*Objective:* Output each entry that follows exactly. Images stay out.

Start Dataset

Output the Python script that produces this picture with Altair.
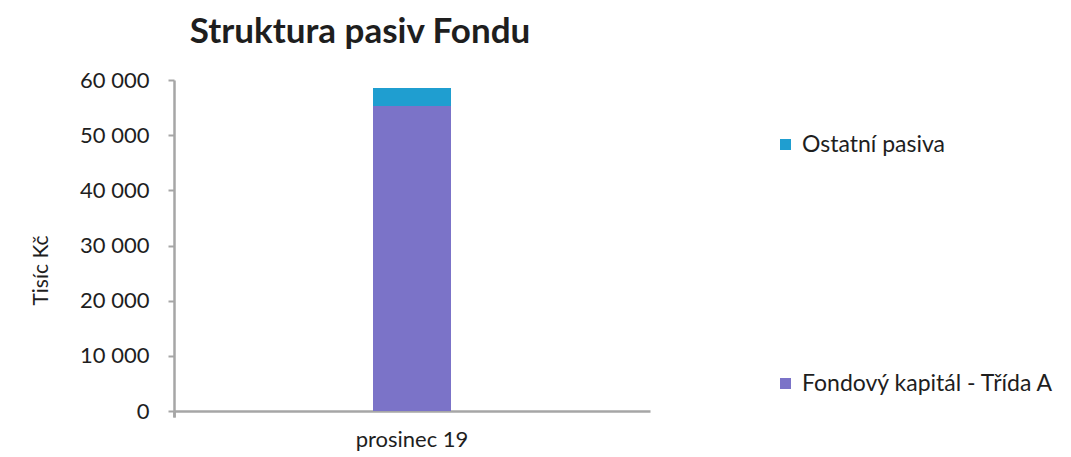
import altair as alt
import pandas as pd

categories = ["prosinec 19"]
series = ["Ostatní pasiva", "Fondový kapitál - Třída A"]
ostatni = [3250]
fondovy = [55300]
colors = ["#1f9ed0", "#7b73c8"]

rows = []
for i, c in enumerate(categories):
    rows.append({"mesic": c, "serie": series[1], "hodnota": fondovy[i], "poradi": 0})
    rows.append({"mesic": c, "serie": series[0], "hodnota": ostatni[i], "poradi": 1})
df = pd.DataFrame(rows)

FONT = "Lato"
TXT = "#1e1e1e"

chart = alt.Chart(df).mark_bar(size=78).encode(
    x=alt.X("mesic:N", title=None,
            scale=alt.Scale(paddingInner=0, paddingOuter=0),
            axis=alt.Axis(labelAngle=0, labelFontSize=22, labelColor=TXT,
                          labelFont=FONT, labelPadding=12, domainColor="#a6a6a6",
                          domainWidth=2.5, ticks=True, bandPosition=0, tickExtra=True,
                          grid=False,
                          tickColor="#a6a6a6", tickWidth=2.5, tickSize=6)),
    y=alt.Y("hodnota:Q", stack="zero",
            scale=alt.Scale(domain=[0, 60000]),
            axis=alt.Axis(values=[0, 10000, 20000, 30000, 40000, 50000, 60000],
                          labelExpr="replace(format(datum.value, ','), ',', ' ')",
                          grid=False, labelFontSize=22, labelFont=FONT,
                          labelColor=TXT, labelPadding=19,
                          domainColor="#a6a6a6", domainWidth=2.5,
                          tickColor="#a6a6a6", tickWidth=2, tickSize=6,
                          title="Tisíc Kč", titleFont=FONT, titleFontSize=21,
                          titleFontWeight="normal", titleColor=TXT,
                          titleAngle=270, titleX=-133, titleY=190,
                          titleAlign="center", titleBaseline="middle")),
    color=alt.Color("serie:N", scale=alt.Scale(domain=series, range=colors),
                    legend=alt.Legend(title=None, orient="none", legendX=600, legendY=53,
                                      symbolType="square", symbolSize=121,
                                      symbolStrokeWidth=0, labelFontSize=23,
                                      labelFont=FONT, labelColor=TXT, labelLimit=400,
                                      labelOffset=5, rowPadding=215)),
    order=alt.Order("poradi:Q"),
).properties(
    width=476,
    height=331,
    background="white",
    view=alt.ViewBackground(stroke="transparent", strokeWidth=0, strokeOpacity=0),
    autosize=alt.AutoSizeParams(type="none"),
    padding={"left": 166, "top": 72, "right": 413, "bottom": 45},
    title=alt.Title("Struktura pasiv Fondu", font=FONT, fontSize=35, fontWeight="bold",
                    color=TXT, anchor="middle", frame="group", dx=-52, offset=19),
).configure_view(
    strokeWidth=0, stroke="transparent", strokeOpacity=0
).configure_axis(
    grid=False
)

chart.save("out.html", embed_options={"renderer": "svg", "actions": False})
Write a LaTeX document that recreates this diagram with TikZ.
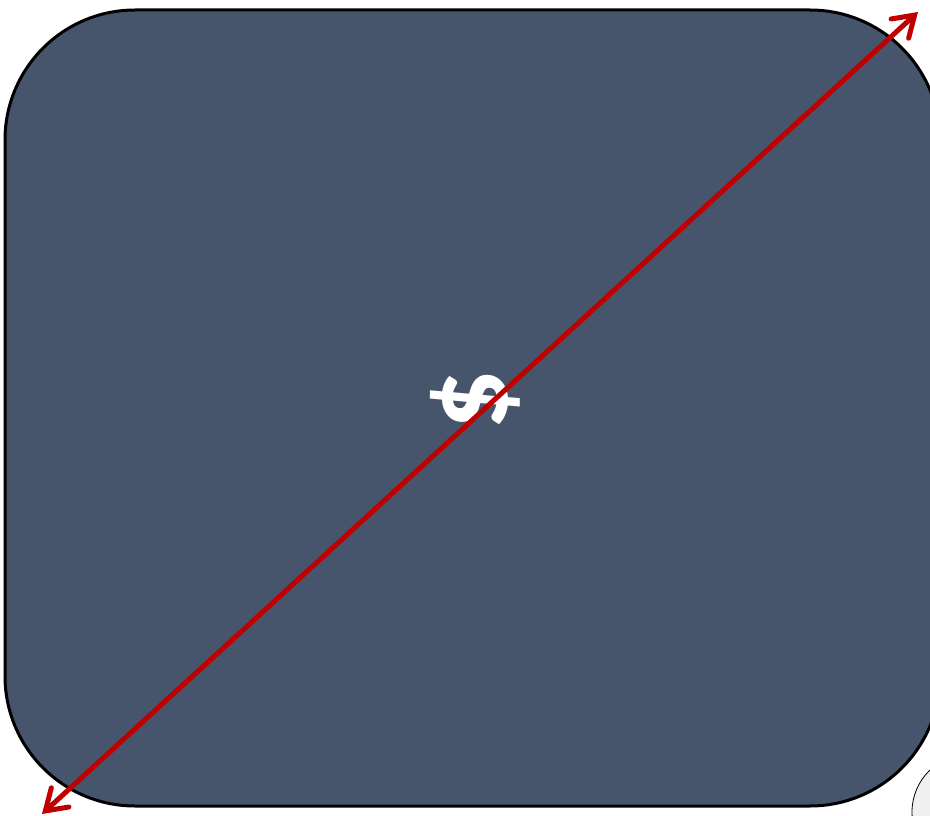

End Dataset

*Complete output:*
Output the Python script that produces this picture with Altair.
import altair as alt
import pandas as pd

categories = ["prosinec 19"]
series = ["Ostatní pasiva", "Fondový kapitál - Třída A"]
ostatni = [3250]
fondovy = [55300]
colors = ["#1f9ed0", "#7b73c8"]

rows = []
for i, c in enumerate(categories):
    rows.append({"mesic": c, "serie": series[1], "hodnota": fondovy[i], "poradi": 0})
    rows.append({"mesic": c, "serie": series[0], "hodnota": ostatni[i], "poradi": 1})
df = pd.DataFrame(rows)

FONT = "Lato"
TXT = "#1e1e1e"

chart = alt.Chart(df).mark_bar(size=78).encode(
    x=alt.X("mesic:N", title=None,
            scale=alt.Scale(paddingInner=0, paddingOuter=0),
            axis=alt.Axis(labelAngle=0, labelFontSize=22, labelColor=TXT,
                          labelFont=FONT, labelPadding=12, domainColor="#a6a6a6",
                          domainWidth=2.5, ticks=True, bandPosition=0, tickExtra=True,
                          grid=False,
                          tickColor="#a6a6a6", tickWidth=2.5, tickSize=6)),
    y=alt.Y("hodnota:Q", stack="zero",
            scale=alt.Scale(domain=[0, 60000]),
            axis=alt.Axis(values=[0, 10000, 20000, 30000, 40000, 50000, 60000],
                          labelExpr="replace(format(datum.value, ','), ',', ' ')",
                          grid=False, labelFontSize=22, labelFont=FONT,
                          labelColor=TXT, labelPadding=19,
                          domainColor="#a6a6a6", domainWidth=2.5,
                          tickColor="#a6a6a6", tickWidth=2, tickSize=6,
                          title="Tisíc Kč", titleFont=FONT, titleFontSize=21,
                          titleFontWeight="normal", titleColor=TXT,
                          titleAngle=270, titleX=-133, titleY=190,
                          titleAlign="center", titleBaseline="middle")),
    color=alt.Color("serie:N", scale=alt.Scale(domain=series, range=colors),
                    legend=alt.Legend(title=None, orient="none", legendX=600, legendY=53,
                                      symbolType="square", symbolSize=121,
                                      symbolStrokeWidth=0, labelFontSize=23,
                                      labelFont=FONT, labelColor=TXT, labelLimit=400,
                                      labelOffset=5, rowPadding=215)),
    order=alt.Order("poradi:Q"),
).properties(
    width=476,
    height=331,
    background="white",
    view=alt.ViewBackground(stroke="transparent", strokeWidth=0, strokeOpacity=0),
    autosize=alt.AutoSizeParams(type="none"),
    padding={"left": 166, "top": 72, "right": 413, "bottom": 45},
    title=alt.Title("Struktura pasiv Fondu", font=FONT, fontSize=35, fontWeight="bold",
                    color=TXT, anchor="middle", frame="group", dx=-52, offset=19),
).configure_view(
    strokeWidth=0, stroke="transparent", strokeOpacity=0
).configure_axis(
    grid=False
)

chart.save("out.html", embed_options={"renderer": "svg", "actions": False})
Write a LaTeX document that recreates this diagram with TikZ.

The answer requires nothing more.